McMahon showed up for his postgame press conferences wearing first a multicolored headband with blinking lights on it and then a set of black sunglasses that were cross-hatched with white lines. Despite his casual attitude, though, he said the Super Bowl triumph left him surprisingly empty.

“It’s not the kind of feeling I thought we’d have after we won the Super Bowl,” he said. “You’re supposed to be on top of the world, but right now I feel like it’s just another ballgame.”

McMahon also was upset that while William Perry was able to add to his legend by running for another touchdown, Walter Payton’s first Super Bowl did not result in a score.
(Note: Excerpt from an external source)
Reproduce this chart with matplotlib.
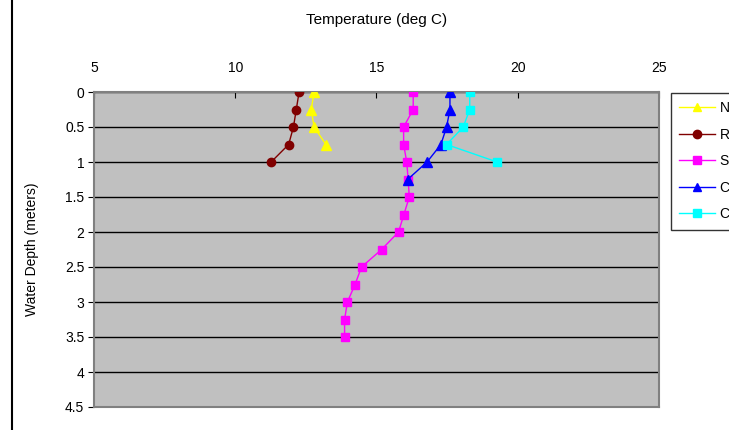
import matplotlib
matplotlib.use("Agg")
import matplotlib.pyplot as plt
from matplotlib.lines import Line2D

plt.rcParams['font.family'] = ['Liberation Sans', 'DejaVu Sans']

# Data
depth_n = [0, 0.25, 0.5, 0.75]
temp_n = [12.79, 12.69, 12.79, 13.21]

depth_r = [0, 0.25, 0.5, 0.75, 1.0]
temp_r = [12.26, 12.16, 12.06, 11.89, 11.27]

depth_s = [0, 0.25, 0.5, 0.75, 1.0, 1.25, 1.5, 1.75, 2.0, 2.25, 2.5, 2.75, 3.0, 3.25, 3.5]
temp_s = [16.30, 16.30, 15.96, 15.96, 16.07, 16.12, 16.16, 15.97, 15.78, 15.18, 14.47, 14.24, 13.97, 13.87, 13.87]

depth_c1 = [0, 0.25, 0.5, 0.75, 1.0, 1.25]
temp_c1 = [17.60, 17.60, 17.48, 17.28, 16.79, 16.10]

depth_c2 = [0, 0.25, 0.5, 0.75, 1.0]
temp_c2 = [18.30, 18.30, 18.07, 17.48, 19.27]

labels = ["N", "R", "S", "C", "C"]
x_ticks = [5, 10, 15, 20, 25]
y_ticks = [0, 0.5, 1, 1.5, 2, 2.5, 3, 3.5, 4, 4.5]

fig = plt.figure(figsize=(7.29, 4.30), dpi=100)
ax = fig.add_axes([94/729, 1-407/430, (659-94)/729, (407-92)/430])
ax.set_facecolor('#C0C0C0')

series = [
    (temp_n, depth_n, '#FFFF00', '^', 7),
    (temp_r, depth_r, '#800000', 'o', 6),
    (temp_s, depth_s, '#FF00FF', 's', 6),
    (temp_c1, depth_c1, '#0000FF', '^', 7),
    (temp_c2, depth_c2, '#00FFFF', 's', 6),
]
handles = []
for (t, d, c, m, ms), lab in zip(series, labels):
    h, = ax.plot(t, d, color=c, marker=m, markersize=ms, linewidth=1.0,
                 markeredgecolor=c, markerfacecolor=c, label=lab, zorder=3)
    handles.append(h)

ax.set_xlim(5, 25)
ax.set_ylim(4.5, 0)
ax.set_xticks(x_ticks)
ax.set_yticks(y_ticks)
ax.set_yticklabels([('%g' % v) for v in y_ticks])
ax.xaxis.tick_top()
ax.xaxis.set_label_position('top')
ax.tick_params(axis='x', direction='in', length=4, labelsize=10, pad=12, color='black')
ax.tick_params(axis='y', direction='out', length=4, labelsize=10, pad=3, color='black')
ax.yaxis.grid(True, color='black', linewidth=1.0)
ax.set_axisbelow(True)
for s in ax.spines.values():
    s.set_color('#808080')
    s.set_linewidth(1.5)

ax.set_xlabel('Temperature (deg C)', fontsize=11, labelpad=27)
ax.set_ylabel('Water Depth (meters)', fontsize=10, labelpad=19)

leg = fig.legend(handles=handles, labels=[l + "        " for l in labels],
                 loc='upper left', bbox_to_anchor=(671/729, 1-93/430),
                 fontsize=10, frameon=True, fancybox=False, edgecolor='black',
                 handlelength=2.6, handletextpad=0.3, labelspacing=0.9,
                 borderpad=0.6, borderaxespad=0)
leg.get_frame().set_linewidth(1.0)
for lh in leg.legend_handles:
    lh.set_markersize(6)

fig.add_artist(Line2D([12/729, 12/729], [0, 1], color='black', linewidth=1.5,
                      transform=fig.transFigure))

fig.savefig('out.png', dpi=100)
“I’m sorry we couldn’t get No. 34 in the end zone,” he said. “I don’t think we used Walter as much as we should have or could have today. To go 11 years and finally get in the Super Bowl and not score a touchdown, I know Walter’s not feeling too good right now.”

McMahon also took the blame for Payton’s first-quarter fumble that resulted in New England’s field goal.

“It was my fault,” he said. “I made the wrong call.”

He made the right call on his touchdown runs, though. Running an option from the 2-yard line in the second quarter, he took off to his left, saw a small opening and bulled into the end zone between two defenders. In the third period, he tumbled over the goal line on a quarterback sneak from the 1.

In the next few days, most of the fans will have made their way back home, where they will wait out the winter and in time get revved up for the promises, and perhaps the disappointments, of another sport and another season. But for this one afternoon, they had what they had wanted for so long. There will be time enough for worrying another day.